Some of the bonds in the portein strand are polar, slightly charged at one end.
H groups are slightly positive, and become attracted to the slightly negative O end of OH groups. As the protein has uncoiled the H and OH groups are free to line up. The resulting hydrogen bonds cause the molecules to stick together. It is this more compact regular arrangement of molecules that blocks the light and turns the albumen white.
Hope that's of some help. Mine has to be in tommorrow.
I was wondering for my introduction do i have to talk about the stuff above. Like what it is and how?
- 11-05-2003 16:30
this is wrong. the copper ions bind to the carboxylate ions which can br present in both R groups and the c-terminus of the poly peptide. the recoiling may present a situation where certain hydrophobic groups are exposed to water. in abid to keep these groups away from water a number of proteins, maybe even thousands, may organise themselves as to put their hydrophobic groups together. this clumping of proteins is what the opaquness IS!
Originally posted by aysha
- 11-05-2003 21:24
any enzymes involved?
does it need to be timed for fair test?
how ph change scintif kwnol?
and stop cheating by commin on here
- 11-05-2003 21:33
i KNOW it **** all 2 do wi enzymes. recoiling occurs in all globular proteins (not just enzymes). and exchanging links isnt cheating!
- 11-05-2003 22:24
What sort of things are you guys revising or expecting for the exam itself??
Because that is worth a whole lot more marks than this little piece.
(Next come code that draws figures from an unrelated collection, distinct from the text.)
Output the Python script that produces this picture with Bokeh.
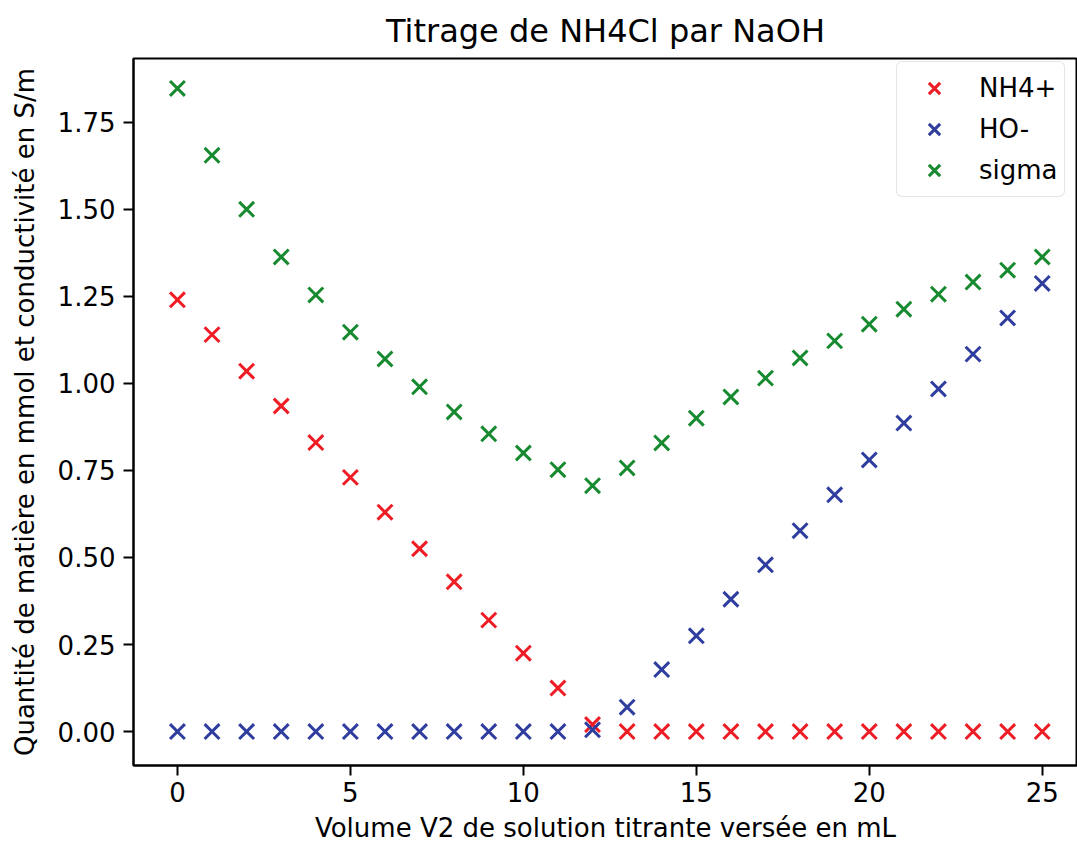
from bokeh.plotting import figure
from bokeh.models import Range1d, Legend, LegendItem, FixedTicker, NumeralTickFormatter
from bokeh.embed import file_html
from bokeh.resources import INLINE

volume = list(range(26))
nh4 = [1.24, 1.14, 1.035, 0.935, 0.83, 0.73, 0.63, 0.525, 0.43, 0.32, 0.225, 0.125, 0.02,
       0, 0, 0, 0, 0, 0, 0, 0, 0, 0, 0, 0, 0]
ho = [0, 0, 0, 0, 0, 0, 0, 0, 0, 0, 0, 0, 0.005,
      0.07, 0.178, 0.275, 0.38, 0.479, 0.577, 0.68, 0.78, 0.886, 0.984, 1.084, 1.188, 1.287]
sigma = [1.847, 1.655, 1.50, 1.363, 1.254, 1.147, 1.07, 0.99, 0.918, 0.855, 0.80, 0.752, 0.706,
         0.757, 0.829, 0.90, 0.961, 1.015, 1.073, 1.122, 1.17, 1.213, 1.256, 1.291, 1.325, 1.363]
x_ticks = [0, 5, 10, 15, 20, 25]
y_ticks = [0.0, 0.25, 0.5, 0.75, 1.0, 1.25, 1.5, 1.75]

FONT = "DejaVu Sans"

p = figure(width=1077, height=846, output_backend="svg", toolbar_location=None,
           x_range=Range1d(-1.27, 26.02), y_range=Range1d(-0.0975, 1.933),
           min_border_left=133, min_border_right=0, min_border_top=57, min_border_bottom=81)
p.title.text = "Titrage de NH4Cl par NaOH"
p.title.align = "center"
p.title.text_font = FONT
p.title.text_font_size = "32px"
p.title.text_font_style = "normal"
p.title.text_color = "black"
p.title.standoff = 18

p.grid.visible = False
p.outline_line_color = "black"
p.outline_line_width = 2

for ax in (p.xaxis[0], p.yaxis[0]):
    ax.major_label_text_font = FONT
    ax.major_label_text_font_size = "26px"
    ax.major_label_text_color = "black"
    ax.axis_label_text_font = FONT
    ax.axis_label_text_font_size = "26px"
    ax.axis_label_text_font_style = "normal"
    ax.axis_label_text_color = "black"
    ax.minor_tick_line_color = None
    ax.major_tick_out = 10
    ax.major_tick_in = 0
    ax.major_tick_line_width = 2
    ax.axis_line_width = 2

p.xaxis.ticker = FixedTicker(ticks=x_ticks)
p.yaxis.ticker = FixedTicker(ticks=y_ticks)
p.yaxis.formatter = NumeralTickFormatter(format="0.00")
p.xaxis.axis_label = "Volume V2 de solution titrante versée en mL"
p.yaxis.axis_label = "Quantité de matière en mmol et conductivité en S/m"
p.xaxis.major_label_standoff = 6
p.yaxis.major_label_standoff = 8
p.xaxis.axis_label_standoff = 8
p.yaxis.axis_label_standoff = 15

r1 = p.scatter(volume, nh4, marker="x", size=21, line_color="#ee1c24", line_width=3)
r2 = p.scatter(volume, ho, marker="x", size=21, line_color="#2e3d9e", line_width=3)
r3 = p.scatter(volume, sigma, marker="x", size=21, line_color="#178a30", line_width=3)

legend = Legend(items=[LegendItem(label="NH4+", renderers=[r1]),
                       LegendItem(label="HO-", renderers=[r2]),
                       LegendItem(label="sigma", renderers=[r3])],
                location=(763, 568))
legend.label_text_font = FONT
legend.label_text_font_size = "26px"
legend.label_text_color = "black"
legend.border_line_color = "#cccccc"
legend.border_line_width = 1.5
legend.border_radius = 6
legend.padding = 6
legend.spacing = 1
legend.margin = 0
legend.glyph_width = 62
legend.glyph_height = 40
legend.label_height = 40
legend.label_standoff = 14
p.add_layout(legend)

open("out.html", "w").write(file_html(p, INLINE))
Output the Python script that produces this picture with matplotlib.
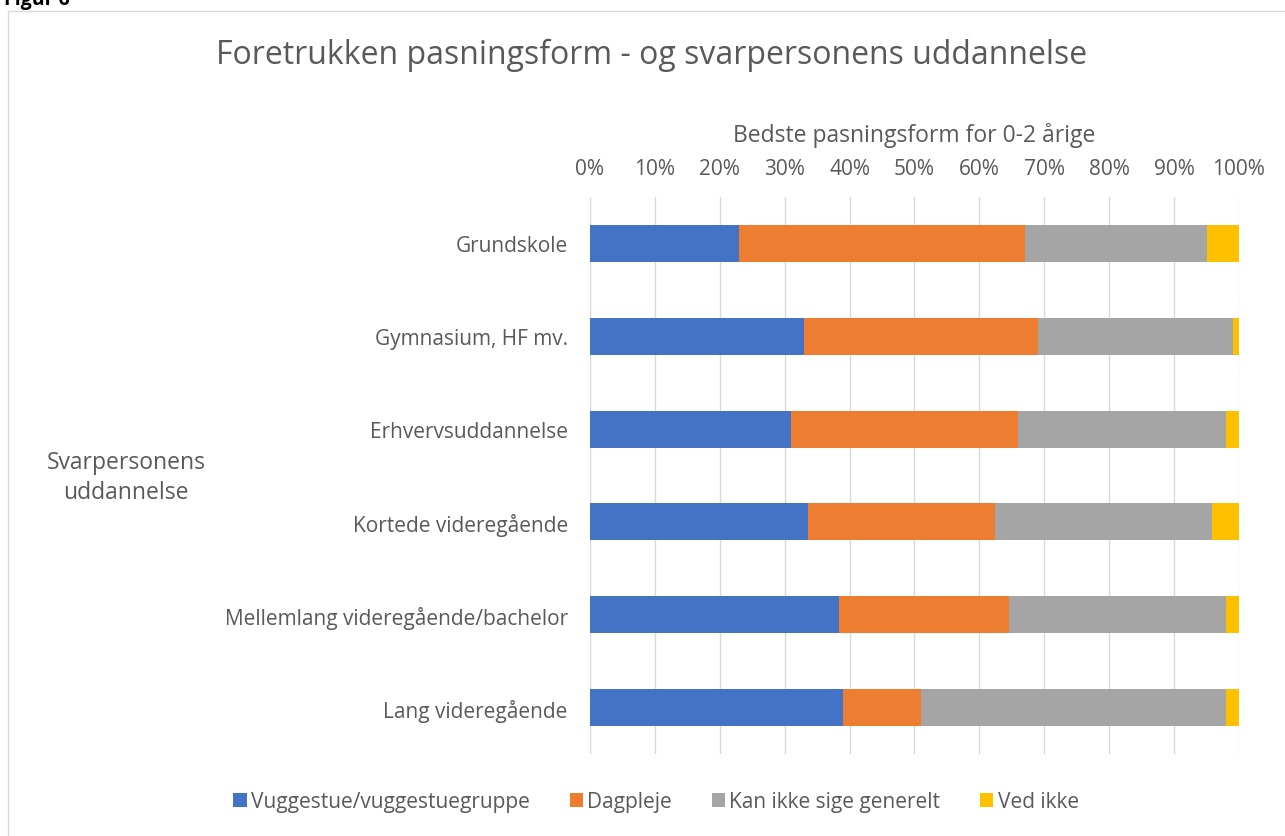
import matplotlib.pyplot as plt
import numpy as np
from matplotlib.patches import Rectangle

# data (percent)
categories = ['Grundskole', 'Gymnasium, HF mv.', 'Erhvervsuddannelse',
              'Kortede videregående', 'Mellemlang videregående/bachelor',
              'Lang videregående']
vuggestue = [23.0, 33.0, 31.0, 33.6, 38.4, 39.0]
dagpleje = [44.0, 36.0, 35.0, 28.8, 26.2, 12.0]
kan_ikke = [28.0, 30.0, 32.0, 33.5, 33.4, 47.0]
ved_ikke = [5.0, 1.0, 2.0, 4.1, 2.0, 2.0]

series = [('Vuggestue/vuggestuegruppe', vuggestue, '#4472C4'),
          ('Dagpleje', dagpleje, '#ED7D31'),
          ('Kan ikke sige generelt', kan_ikke, '#A5A5A5'),
          ('Ved ikke', ved_ikke, '#FFC000')]

plt.rcParams['font.family'] = ['Open Sans', 'DejaVu Sans']
txt = '#595959'

fig = plt.figure(figsize=(12.85, 8.37), dpi=100)
ax = fig.add_axes([590/1285, 1 - 755/837, 649/1285, 557/837])

y = np.arange(len(categories))
left = np.zeros(len(categories))
for name, vals, col in series:
    ax.barh(y, vals, left=left, height=0.4, color=col, label=name, zorder=3)
    left += np.array(vals)

ax.set_xlim(0, 100)
ax.set_ylim(len(categories) - 0.5, -0.5)
ax.set_yticks(y)
ax.set_yticklabels(categories, fontsize=15, color=txt)
ax.set_xticks(np.arange(0, 101, 10))
ax.set_xticklabels([f'{v}%' for v in range(0, 101, 10)], fontsize=15, color=txt)
ax.xaxis.tick_top()
ax.xaxis.set_label_position('top')
ax.set_xlabel('Bedste pasningsform for 0-2 årige', fontsize=16.5, color=txt, labelpad=12)
ax.tick_params(axis='x', length=0, pad=13)
ax.tick_params(axis='y', length=0, pad=16)
ax.grid(axis='x', color='#D9D9D9', linewidth=1, zorder=0)
for s in ax.spines.values():
    s.set_visible(False)

fig.text(126/1285, 1 - 478/837, 'Svarpersonens\nuddannelse', fontsize=16.5,
         color=txt, ha='center', va='center', linespacing=1.3)
fig.text(652/1285, 1 - 55/837,
         'Foretrukken pasningsform - og svarpersonens uddannelse',
         fontsize=23, color=txt, ha='center', va='center')
fig.text(0.003, 1 - 5/837, 'Figur 6', fontsize=14, fontweight='bold',
         color='black', ha='left', va='baseline')

fig.patches.append(Rectangle((8/1285, -0.01), 1.1, 1 - 12/837 + 0.01,
                             transform=fig.transFigure, fill=False,
                             edgecolor='#D9D9D9', linewidth=1))

fig.legend(loc='center', bbox_to_anchor=(656/1285, 1 - 803/837), ncol=4,
           frameon=False, fontsize=15, labelcolor=txt, handlelength=0.65,
           handleheight=0.65, handletextpad=0.2, columnspacing=1.9)

fig.savefig('out.png', dpi=100)
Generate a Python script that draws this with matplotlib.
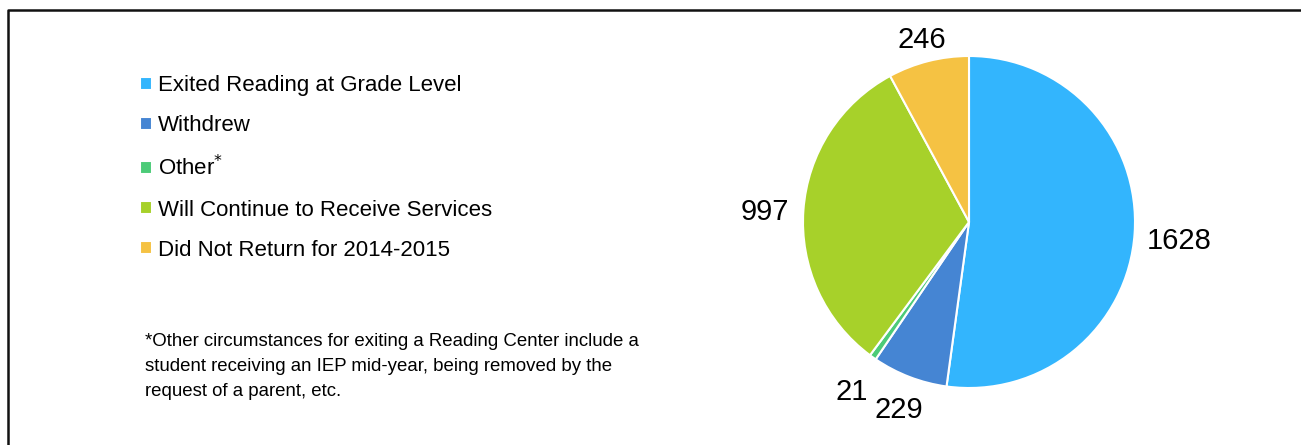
import numpy as np
import matplotlib
matplotlib.use("Agg")
import matplotlib.pyplot as plt
from matplotlib.lines import Line2D

plt.rcParams["font.family"] = ["Liberation Sans", "DejaVu Sans"]

# Reading Center exit status counts
categories = [
    "Exited Reading at Grade Level",
    "Withdrew",
    "Other$^{*}$",
    "Will Continue to Receive Services",
    "Did Not Return for 2014-2015",
]
counts = [1628, 229, 21, 997, 246]
colors = ["#33B5FD", "#4585D3", "#4CCB78", "#A7D12A", "#F5C243"]
# how far out each count label sits (in pie radii)
label_dist = [1.27, 1.18, 1.22, 1.23, 1.16]

footnote = ("*Other circumstances for exiting a Reading Center include a\n"
            "student receiving an IEP mid-year, being removed by the\n"
            "request of a parent, etc.")

W, H = 1301, 445
fig = plt.figure(figsize=(W / 100, H / 100), dpi=100)

# pie axes: centre (969, 222) px, radius 166 px
cx, cy, r = 969, 222, 166
ax = fig.add_axes([(cx - r) / W, (H - cy - r) / H, 2 * r / W, 2 * r / H])
wedges, _ = ax.pie(counts, colors=colors, startangle=90, counterclock=False,
                   wedgeprops=dict(edgecolor="white", linewidth=1.5))
ax.set_xlim(-1, 1)
ax.set_ylim(-1, 1)
ax.set_aspect("equal")
ax.axis("off")

for w, n, d in zip(wedges, counts, label_dist):
    mid = np.deg2rad((w.theta1 + w.theta2) / 2)
    ax.text(d * np.cos(mid), d * np.sin(mid) - 0.03, str(n), ha="center",
            va="center", fontsize=21, color="black", clip_on=False)

# legend
fig.legend(wedges, categories, loc="upper left",
           bbox_to_anchor=(140 / W, 1 - 75 / H), frameon=False,
           fontsize=16, handlelength=0.52, handleheight=0.52,
           handletextpad=0.27, labelspacing=0.86, borderpad=0,
           borderaxespad=0)

fig.text(145 / W, 1 - 333 / H, footnote, fontsize=13.4, va="top", ha="left",
         linespacing=1.6)

# frame around the chart (top and left edges visible)
fig.add_artist(Line2D([8 / W, 8 / W, 1.0], [0.0, 1 - 10 / H, 1 - 10 / H],
                      transform=fig.transFigure, color="#111111", linewidth=1.8))

fig.savefig("out.png", dpi=100, facecolor="white")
i know there is a part on microscope work but do we have to write up lots of essays in the exam???
- 11-05-2003 22:35
The work in the practical exam will broadly fit into three categories. Enzymes, microscope and food tests. It will be in two of the three. So revise on microscope (especially how to calculate magnification, actual size, appeaent size- they love asking you this one) , food tests and enzymes which includes work on proteins. As for the proper exam im revisin everything!!!
- 12-05-2003 11:57
has anyone actually done the practical exam?
I'm doing it tommorrow and my teachers aren't helping.
What should i revise and is it hard.
ps please dont post the actual questions- thats cheating.
- 12-05-2003 13:06
The bacto 7 in the copper sulphate actives the polymorphide bonds in the egg albumen. Dont worry polymorphide is just a more inteligent way to say ionic bonds. The denaturation of the egg albumen causes an increase in heat and a slight increase in pressure. This means the polymorphide bonds to bond with the peptide bonds and the bacto 7 bonds to the remaining free R-group. The 3D structure mutates and this causes denaturation.
I asked my teacher and he said this answer would get you full marks for the scientific knowledge section.
Hopes this helps!
- 12-05-2003 17:39
is every one on OCR doing their practical exam 2moro (13 may) for AS?